▸ Problem description: Print the records below exactly, starting at the first line and stopping after the line that contains "W, H = 767, 1142". Leave out any pictures.

▸ Extracted material:
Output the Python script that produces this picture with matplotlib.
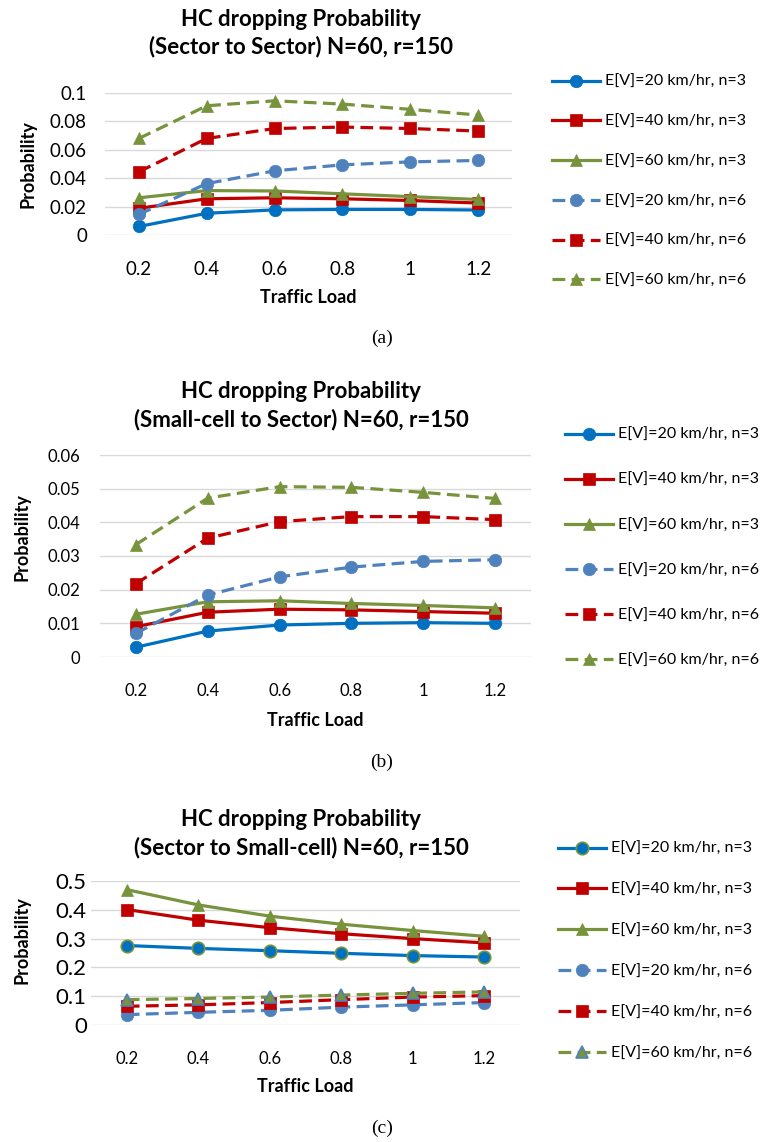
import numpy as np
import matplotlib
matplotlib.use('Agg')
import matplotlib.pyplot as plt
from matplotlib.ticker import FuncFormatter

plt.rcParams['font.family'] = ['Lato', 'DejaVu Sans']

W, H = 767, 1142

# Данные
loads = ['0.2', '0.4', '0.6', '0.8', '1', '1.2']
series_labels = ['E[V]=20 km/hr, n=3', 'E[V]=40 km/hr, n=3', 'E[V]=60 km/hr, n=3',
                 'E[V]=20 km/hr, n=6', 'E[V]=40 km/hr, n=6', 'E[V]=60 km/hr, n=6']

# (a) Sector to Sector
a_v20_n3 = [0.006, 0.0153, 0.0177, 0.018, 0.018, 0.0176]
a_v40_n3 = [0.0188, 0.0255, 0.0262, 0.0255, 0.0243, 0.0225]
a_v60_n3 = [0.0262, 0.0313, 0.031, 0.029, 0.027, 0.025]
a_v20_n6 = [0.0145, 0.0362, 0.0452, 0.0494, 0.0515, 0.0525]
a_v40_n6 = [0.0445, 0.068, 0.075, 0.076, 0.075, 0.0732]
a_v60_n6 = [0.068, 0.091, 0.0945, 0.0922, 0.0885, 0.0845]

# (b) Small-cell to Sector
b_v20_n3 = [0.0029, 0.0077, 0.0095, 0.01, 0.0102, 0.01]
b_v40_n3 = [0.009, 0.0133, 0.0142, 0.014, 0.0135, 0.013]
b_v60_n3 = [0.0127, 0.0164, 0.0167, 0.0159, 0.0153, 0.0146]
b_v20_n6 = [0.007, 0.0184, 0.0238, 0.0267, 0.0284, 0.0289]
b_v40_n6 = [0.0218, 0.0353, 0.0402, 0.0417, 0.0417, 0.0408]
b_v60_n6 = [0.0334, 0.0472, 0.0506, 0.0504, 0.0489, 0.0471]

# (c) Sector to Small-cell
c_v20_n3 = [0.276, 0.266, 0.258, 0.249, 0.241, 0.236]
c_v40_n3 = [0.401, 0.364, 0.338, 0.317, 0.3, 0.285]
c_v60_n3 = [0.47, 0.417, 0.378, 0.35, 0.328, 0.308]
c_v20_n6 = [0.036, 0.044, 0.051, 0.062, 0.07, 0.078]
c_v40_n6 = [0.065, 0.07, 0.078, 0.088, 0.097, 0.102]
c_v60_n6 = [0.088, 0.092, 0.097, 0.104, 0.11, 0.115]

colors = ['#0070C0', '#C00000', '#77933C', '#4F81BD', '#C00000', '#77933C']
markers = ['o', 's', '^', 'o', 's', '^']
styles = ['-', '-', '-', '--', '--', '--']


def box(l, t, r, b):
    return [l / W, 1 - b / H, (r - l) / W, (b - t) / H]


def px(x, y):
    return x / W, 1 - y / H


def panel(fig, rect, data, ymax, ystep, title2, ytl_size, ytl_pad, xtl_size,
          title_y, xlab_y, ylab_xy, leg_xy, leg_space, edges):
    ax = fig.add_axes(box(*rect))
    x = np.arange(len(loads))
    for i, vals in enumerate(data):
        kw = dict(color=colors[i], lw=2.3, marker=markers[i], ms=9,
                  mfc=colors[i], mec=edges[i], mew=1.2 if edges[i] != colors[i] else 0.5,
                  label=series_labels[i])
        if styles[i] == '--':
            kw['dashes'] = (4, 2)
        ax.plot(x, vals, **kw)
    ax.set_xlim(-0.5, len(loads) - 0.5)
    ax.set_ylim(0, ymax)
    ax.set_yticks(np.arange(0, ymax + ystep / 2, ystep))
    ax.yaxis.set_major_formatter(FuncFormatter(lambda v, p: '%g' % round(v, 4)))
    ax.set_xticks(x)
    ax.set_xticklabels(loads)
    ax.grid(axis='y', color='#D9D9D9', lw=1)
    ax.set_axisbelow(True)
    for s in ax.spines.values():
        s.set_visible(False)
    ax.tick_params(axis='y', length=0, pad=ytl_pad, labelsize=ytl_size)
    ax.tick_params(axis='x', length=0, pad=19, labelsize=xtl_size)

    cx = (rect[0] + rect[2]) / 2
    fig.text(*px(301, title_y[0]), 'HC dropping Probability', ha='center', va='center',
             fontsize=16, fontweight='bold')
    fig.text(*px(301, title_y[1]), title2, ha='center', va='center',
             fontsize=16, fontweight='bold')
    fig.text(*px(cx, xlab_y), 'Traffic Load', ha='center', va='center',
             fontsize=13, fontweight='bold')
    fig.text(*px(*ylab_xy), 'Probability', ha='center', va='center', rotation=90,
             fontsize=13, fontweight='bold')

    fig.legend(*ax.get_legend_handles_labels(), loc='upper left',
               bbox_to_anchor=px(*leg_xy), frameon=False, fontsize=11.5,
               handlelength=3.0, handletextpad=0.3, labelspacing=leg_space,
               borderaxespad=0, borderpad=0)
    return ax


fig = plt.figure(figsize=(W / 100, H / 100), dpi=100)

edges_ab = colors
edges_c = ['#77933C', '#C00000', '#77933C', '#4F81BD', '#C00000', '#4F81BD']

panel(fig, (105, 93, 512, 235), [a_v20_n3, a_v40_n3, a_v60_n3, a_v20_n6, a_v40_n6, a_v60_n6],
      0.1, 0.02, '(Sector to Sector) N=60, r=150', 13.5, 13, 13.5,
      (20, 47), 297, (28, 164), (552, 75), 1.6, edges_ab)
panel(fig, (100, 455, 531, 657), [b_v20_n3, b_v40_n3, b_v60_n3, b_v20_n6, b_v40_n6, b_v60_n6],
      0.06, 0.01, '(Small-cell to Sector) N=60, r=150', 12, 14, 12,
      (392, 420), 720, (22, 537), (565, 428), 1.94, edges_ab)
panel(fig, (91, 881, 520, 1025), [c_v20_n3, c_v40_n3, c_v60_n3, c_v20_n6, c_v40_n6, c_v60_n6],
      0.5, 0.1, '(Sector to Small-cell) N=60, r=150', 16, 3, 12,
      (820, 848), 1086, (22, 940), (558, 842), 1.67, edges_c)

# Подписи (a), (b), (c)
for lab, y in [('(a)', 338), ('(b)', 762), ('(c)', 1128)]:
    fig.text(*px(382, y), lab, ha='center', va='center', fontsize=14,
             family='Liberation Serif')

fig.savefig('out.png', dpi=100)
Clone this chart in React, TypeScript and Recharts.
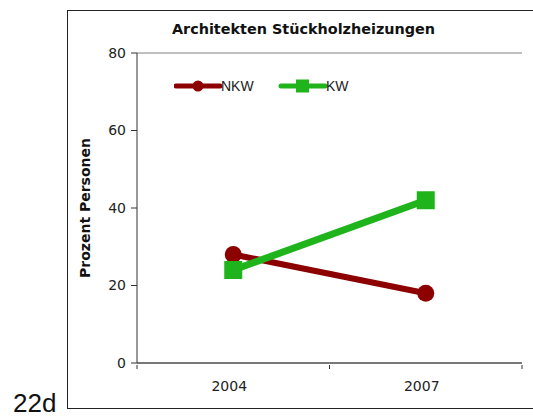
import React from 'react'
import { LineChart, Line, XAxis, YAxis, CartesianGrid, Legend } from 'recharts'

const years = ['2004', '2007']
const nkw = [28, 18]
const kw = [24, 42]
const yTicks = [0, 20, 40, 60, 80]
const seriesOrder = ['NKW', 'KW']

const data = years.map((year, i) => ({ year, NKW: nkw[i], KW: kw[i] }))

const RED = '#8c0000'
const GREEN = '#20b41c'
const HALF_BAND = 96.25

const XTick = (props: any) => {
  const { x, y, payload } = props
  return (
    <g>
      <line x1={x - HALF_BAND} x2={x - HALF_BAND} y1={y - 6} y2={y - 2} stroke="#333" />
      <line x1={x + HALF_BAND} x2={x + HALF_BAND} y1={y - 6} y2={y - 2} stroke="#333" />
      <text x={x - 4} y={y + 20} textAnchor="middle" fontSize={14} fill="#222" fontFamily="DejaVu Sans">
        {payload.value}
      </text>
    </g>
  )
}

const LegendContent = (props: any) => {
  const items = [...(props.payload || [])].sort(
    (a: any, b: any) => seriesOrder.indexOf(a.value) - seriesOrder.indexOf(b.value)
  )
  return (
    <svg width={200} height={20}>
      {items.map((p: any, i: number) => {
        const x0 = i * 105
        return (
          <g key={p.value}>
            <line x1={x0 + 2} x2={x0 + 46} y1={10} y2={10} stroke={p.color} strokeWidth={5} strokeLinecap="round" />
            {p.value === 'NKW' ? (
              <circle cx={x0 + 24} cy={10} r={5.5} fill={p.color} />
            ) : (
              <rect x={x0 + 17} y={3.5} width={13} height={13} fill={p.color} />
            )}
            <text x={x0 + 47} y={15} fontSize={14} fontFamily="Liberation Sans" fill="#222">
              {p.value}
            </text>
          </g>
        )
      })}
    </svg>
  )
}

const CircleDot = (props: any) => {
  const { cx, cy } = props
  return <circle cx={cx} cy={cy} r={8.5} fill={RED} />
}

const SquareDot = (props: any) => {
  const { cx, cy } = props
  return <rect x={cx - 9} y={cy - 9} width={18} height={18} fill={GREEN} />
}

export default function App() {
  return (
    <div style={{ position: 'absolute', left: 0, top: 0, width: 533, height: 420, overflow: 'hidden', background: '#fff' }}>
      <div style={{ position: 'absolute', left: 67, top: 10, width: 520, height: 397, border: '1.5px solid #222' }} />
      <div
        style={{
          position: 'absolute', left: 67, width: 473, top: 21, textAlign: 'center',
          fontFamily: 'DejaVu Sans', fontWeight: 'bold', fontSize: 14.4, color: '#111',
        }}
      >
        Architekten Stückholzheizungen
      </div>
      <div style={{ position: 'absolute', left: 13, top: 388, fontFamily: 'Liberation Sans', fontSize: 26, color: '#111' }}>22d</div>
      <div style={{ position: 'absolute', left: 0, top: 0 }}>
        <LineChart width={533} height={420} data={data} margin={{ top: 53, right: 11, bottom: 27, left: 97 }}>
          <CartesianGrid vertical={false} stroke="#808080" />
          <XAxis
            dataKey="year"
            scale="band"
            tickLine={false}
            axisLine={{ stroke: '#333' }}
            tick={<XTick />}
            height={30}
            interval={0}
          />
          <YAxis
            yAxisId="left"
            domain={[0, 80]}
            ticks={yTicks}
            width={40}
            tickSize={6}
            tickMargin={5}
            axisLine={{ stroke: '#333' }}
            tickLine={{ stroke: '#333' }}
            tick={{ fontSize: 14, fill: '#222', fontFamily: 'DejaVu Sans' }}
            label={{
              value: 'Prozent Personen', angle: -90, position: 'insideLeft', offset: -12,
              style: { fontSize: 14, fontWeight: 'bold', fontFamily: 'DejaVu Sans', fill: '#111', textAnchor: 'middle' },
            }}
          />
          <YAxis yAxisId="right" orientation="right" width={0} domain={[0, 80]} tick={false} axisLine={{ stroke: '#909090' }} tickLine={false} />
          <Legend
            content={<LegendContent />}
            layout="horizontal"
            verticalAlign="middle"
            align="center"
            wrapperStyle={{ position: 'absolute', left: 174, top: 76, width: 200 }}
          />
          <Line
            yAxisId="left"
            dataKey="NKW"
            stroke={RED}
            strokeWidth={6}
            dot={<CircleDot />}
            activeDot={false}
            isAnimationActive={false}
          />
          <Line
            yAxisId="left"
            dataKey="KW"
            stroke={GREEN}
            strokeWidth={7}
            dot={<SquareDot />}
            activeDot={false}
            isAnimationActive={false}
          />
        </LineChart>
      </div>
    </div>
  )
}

▸ Right answer:
Output the Python script that produces this picture with matplotlib.
import numpy as np
import matplotlib
matplotlib.use('Agg')
import matplotlib.pyplot as plt
from matplotlib.ticker import FuncFormatter

plt.rcParams['font.family'] = ['Lato', 'DejaVu Sans']

W, H = 767, 1142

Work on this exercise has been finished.